→ Problem
Quote all of the data that follows exactly as written, skipping the images.

→ Data segment
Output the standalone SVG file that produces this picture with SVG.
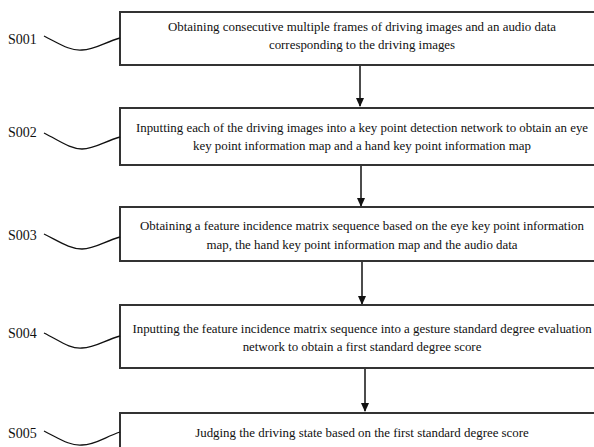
<svg xmlns="http://www.w3.org/2000/svg" width="594" height="447" viewBox="0 0 594 447">
<style>
.box{fill:#fff;stroke:#333;stroke-width:2}
.t{font-family:"Liberation Serif","Times New Roman",serif;font-size:12.9px;fill:#111;text-anchor:middle}
.lbl{font-family:"Liberation Serif","Times New Roman",serif;font-size:14px;fill:#111}
.c{fill:none;stroke:#111;stroke-width:1.3}
.a{fill:none;stroke:#111;stroke-width:1.5}
</style>
<defs>
<marker id="ah" markerWidth="10" markerHeight="10" refX="8" refY="5" orient="auto" markerUnits="userSpaceOnUse">
<path d="M0,1 L9,5 L0,9 Z" fill="#111"/>
</marker>
</defs>
<rect width="594" height="447" fill="#fff"/>
<g id="connectors">
<line class="a" x1="360" y1="65" x2="360" y2="106" marker-end="url(#ah)"/>
<line class="a" x1="361" y1="165" x2="361" y2="206" marker-end="url(#ah)"/>
<line class="a" x1="362" y1="261" x2="362" y2="304" marker-end="url(#ah)"/>
<line class="a" x1="365" y1="368" x2="365" y2="411" marker-end="url(#ah)"/>
</g>
<g id="S001">
<rect class="box" x="120" y="12" width="490" height="53"/>
<text class="t" x="362" y="31">Obtaining consecutive multiple frames of driving images and an audio data</text>
<text class="t" x="362" y="49">corresponding to the driving images</text>
<text class="lbl" x="8" y="44">S001</text>
<path class="c" d="M44,36 C60,44 70,51 82,50 C95,50 105,42 120,38"/>
</g>
<g id="S002">
<rect class="box" x="120" y="108" width="490" height="57"/>
<text class="t" x="362" y="132">Inputting each of the driving images into a key point detection network to obtain an eye</text>
<text class="t" x="362" y="150">key point information map and a hand key point information map</text>
<text class="lbl" x="8" y="137">S002</text>
<path class="c" d="M44,133 C60,141 70,149 82,149 C95,149 105,141 120,137"/>
</g>
<g id="S003">
<rect class="box" x="120" y="207" width="490" height="54"/>
<text class="t" x="362" y="230">Obtaining a feature incidence matrix sequence based on the eye key point information</text>
<text class="t" x="362" y="249">map, the hand key point information map and the audio data</text>
<text class="lbl" x="8" y="240">S003</text>
<path class="c" d="M44,234 C60,242 70,249 82,249 C95,249 105,241 120,237"/>
</g>
<g id="S004">
<rect class="box" x="120" y="305" width="490" height="63"/>
<text class="t" x="362" y="333">Inputting the feature incidence matrix sequence into a gesture standard degree evaluation</text>
<text class="t" x="362" y="351">network to obtain a first standard degree score</text>
<text class="lbl" x="8" y="338">S004</text>
<path class="c" d="M44,333 C60,341 70,349 82,348 C95,348 105,340 120,336"/>
</g>
<g id="S005">
<rect class="box" x="120" y="413" width="490" height="60"/>
<text class="t" x="362" y="437">Judging the driving state based on the first standard degree score</text>
<text class="lbl" x="8" y="438">S005</text>
<path class="c" d="M44,431 C60,439 70,446 82,445 C95,445 105,437 120,432"/>
</g>
</svg>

→ Solution for this task
Output the standalone SVG file that produces this picture with SVG.
<svg xmlns="http://www.w3.org/2000/svg" width="594" height="447" viewBox="0 0 594 447">
<style>
.box{fill:#fff;stroke:#333;stroke-width:2}
.t{font-family:"Liberation Serif","Times New Roman",serif;font-size:12.9px;fill:#111;text-anchor:middle}
.lbl{font-family:"Liberation Serif","Times New Roman",serif;font-size:14px;fill:#111}
.c{fill:none;stroke:#111;stroke-width:1.3}
.a{fill:none;stroke:#111;stroke-width:1.5}
</style>
<defs>
<marker id="ah" markerWidth="10" markerHeight="10" refX="8" refY="5" orient="auto" markerUnits="userSpaceOnUse">
<path d="M0,1 L9,5 L0,9 Z" fill="#111"/>
</marker>
</defs>
<rect width="594" height="447" fill="#fff"/>
<g id="connectors">
<line class="a" x1="360" y1="65" x2="360" y2="106" marker-end="url(#ah)"/>
<line class="a" x1="361" y1="165" x2="361" y2="206" marker-end="url(#ah)"/>
<line class="a" x1="362" y1="261" x2="362" y2="304" marker-end="url(#ah)"/>
<line class="a" x1="365" y1="368" x2="365" y2="411" marker-end="url(#ah)"/>
</g>
<g id="S001">
<rect class="box" x="120" y="12" width="490" height="53"/>
<text class="t" x="362" y="31">Obtaining consecutive multiple frames of driving images and an audio data</text>
<text class="t" x="362" y="49">corresponding to the driving images</text>
<text class="lbl" x="8" y="44">S001</text>
<path class="c" d="M44,36 C60,44 70,51 82,50 C95,50 105,42 120,38"/>
</g>
<g id="S002">
<rect class="box" x="120" y="108" width="490" height="57"/>
<text class="t" x="362" y="132">Inputting each of the driving images into a key point detection network to obtain an eye</text>
<text class="t" x="362" y="150">key point information map and a hand key point information map</text>
<text class="lbl" x="8" y="137">S002</text>
<path class="c" d="M44,133 C60,141 70,149 82,149 C95,149 105,141 120,137"/>
</g>
<g id="S003">
<rect class="box" x="120" y="207" width="490" height="54"/>
<text class="t" x="362" y="230">Obtaining a feature incidence matrix sequence based on the eye key point information</text>
<text class="t" x="362" y="249">map, the hand key point information map and the audio data</text>
<text class="lbl" x="8" y="240">S003</text>
<path class="c" d="M44,234 C60,242 70,249 82,249 C95,249 105,241 120,237"/>
</g>
<g id="S004">
<rect class="box" x="120" y="305" width="490" height="63"/>
<text class="t" x="362" y="333">Inputting the feature incidence matrix sequence into a gesture standard degree evaluation</text>
<text class="t" x="362" y="351">network to obtain a first standard degree score</text>
<text class="lbl" x="8" y="338">S004</text>
<path class="c" d="M44,333 C60,341 70,349 82,348 C95,348 105,340 120,336"/>
</g>
<g id="S005">
<rect class="box" x="120" y="413" width="490" height="60"/>
<text class="t" x="362" y="437">Judging the driving state based on the first standard degree score</text>
<text class="lbl" x="8" y="438">S005</text>
<path class="c" d="M44,431 C60,439 70,446 82,445 C95,445 105,437 120,432"/>
</g>
</svg>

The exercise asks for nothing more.